Some of the Resistance hunkered down behind a garage.

The game transpired fairly interestingly with both the Americans and the Resistance using sound tactics.  Problem was the snipers were just too good and the Allies didn't coordinate their efforts.  The Americans didn't advance fast enough, prefering to reduce every potential hiding place with the M-10 before the infantry would show themselves, while the Resistance advanced through the center of the village and took a heavy beating from the snipers as they crossed open spaces and tried to see around buildings rather than taking cover prior to the next advance.  This was especially deadly in light of the German's cross-fire ability.  In the end the Americans were just coming around the end of the woods into the village proper when the Resistance was already in the center of the village and pretty much dead, having taken 50 to 66% casualties - I don't remember the exact numbers now.  At that point we pretty much figured the snipers had won. 

No game this weekend as we'll be heading out to Cold Wars on Saturday, but next weekend we'll try another - larger - AWI game.

Monday, February 27, 2012

Willkommen!

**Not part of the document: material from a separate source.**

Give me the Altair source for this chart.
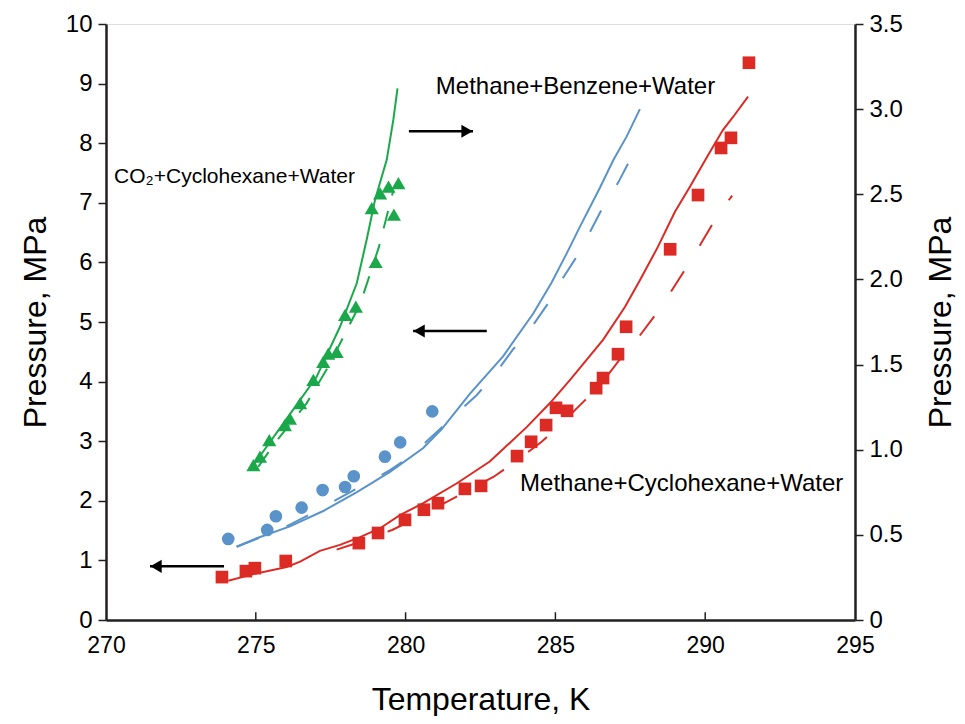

Bien Venue! Welcome!

Although I already have two blogs I can't keep up with, I thought I'd add a third one to highlight the usual gaming that I do.  My first two are an imagi-nation - the Democratic Republic of Yerbouti - and a zombie gaming blog.  This one will show everything else that I do.  Which is a lot.  My wife just shakes her head. 

Mainly, I want to highlight my figures.  Some of them are pretty ordinary, but some of them I have to admit I'm very proud of, having put a lot of work into them.  I'm almost embarassed to admit that some of my 15s take almost an hour per figure to paint (I'm a slow painter anyway - even with a cruddy paint job I can only finish about five of the little buggers an hour on average), and the Old West 25s can take up to three hours depending on the complexity of the figure. 

My WWII figures in the header are a good example of why it takes me so long to paint.  I brought them to the shop of a friend who's a professional painter once.  He opened the box, glanced at them, said "Oh, I see you paint all the unnecessary details," and closed the box.  He took a better look at them later and agreed they are beautiful figures.  But yes, it takes me forever to paint them.

I have some catching up to do, since I intended to start this a few months ago. I do have a couple of games to post so I will go ahead and start with an Old West shootout that we did a couple of months ago.  Basically, we each picked a location in town where our characters began and just started shooting and moving from there.  We were using the Desperado rules and it didn't take long for the blood to start flowing.

I'm having trouble rotating this image, but it shows the
layout we were using.  The buildings are all Whitewash City
 on a plain 3 x 5 tan felt mat.  The big building at the bottom
 right is the saloon (seen below), with the sheriff's office and
bank to it's left.

At this point I don't even remember who was who.  I think
Doug was in front of the saloon.  I remember I was in the
second floor window above him.  When he got wounded
he dove through the window behind him.

This was me coming around the corner of the bank after
running out the back door of the saloon and around behind
the sheriff's office and the bank. 

Just so you know, no one won the game!  If I remember correctly, Doug and I were the last two standing and we bled out on the same turn. 

In my other blogs, I put a list at the right of the websites of where I get my wargaming figures and such.  That would turn out to be quite a list without a narrow focus but I will include that information in the body of the post.  All my Old West guys are Dixons, the buildings are all Whitewash City as noted above, and we used the Desperado rules.  I have several other sets, but I'm most comfortable with these for the Old West. 

Looking at these pictures now, I'll have to make sure I do a better job with the photography from now on so the figures are clearer and can be seen close up.  Anyway, I'll post some more later.  I have a WWII battle on film (or at least on digits) and another Old West fight with Apaches attacking a mining camp, and in the next few weeks we'll be doing an AWI battle and a WWII coastal battle or two.  Somewhere in there we're heading off to Cold Wars as well.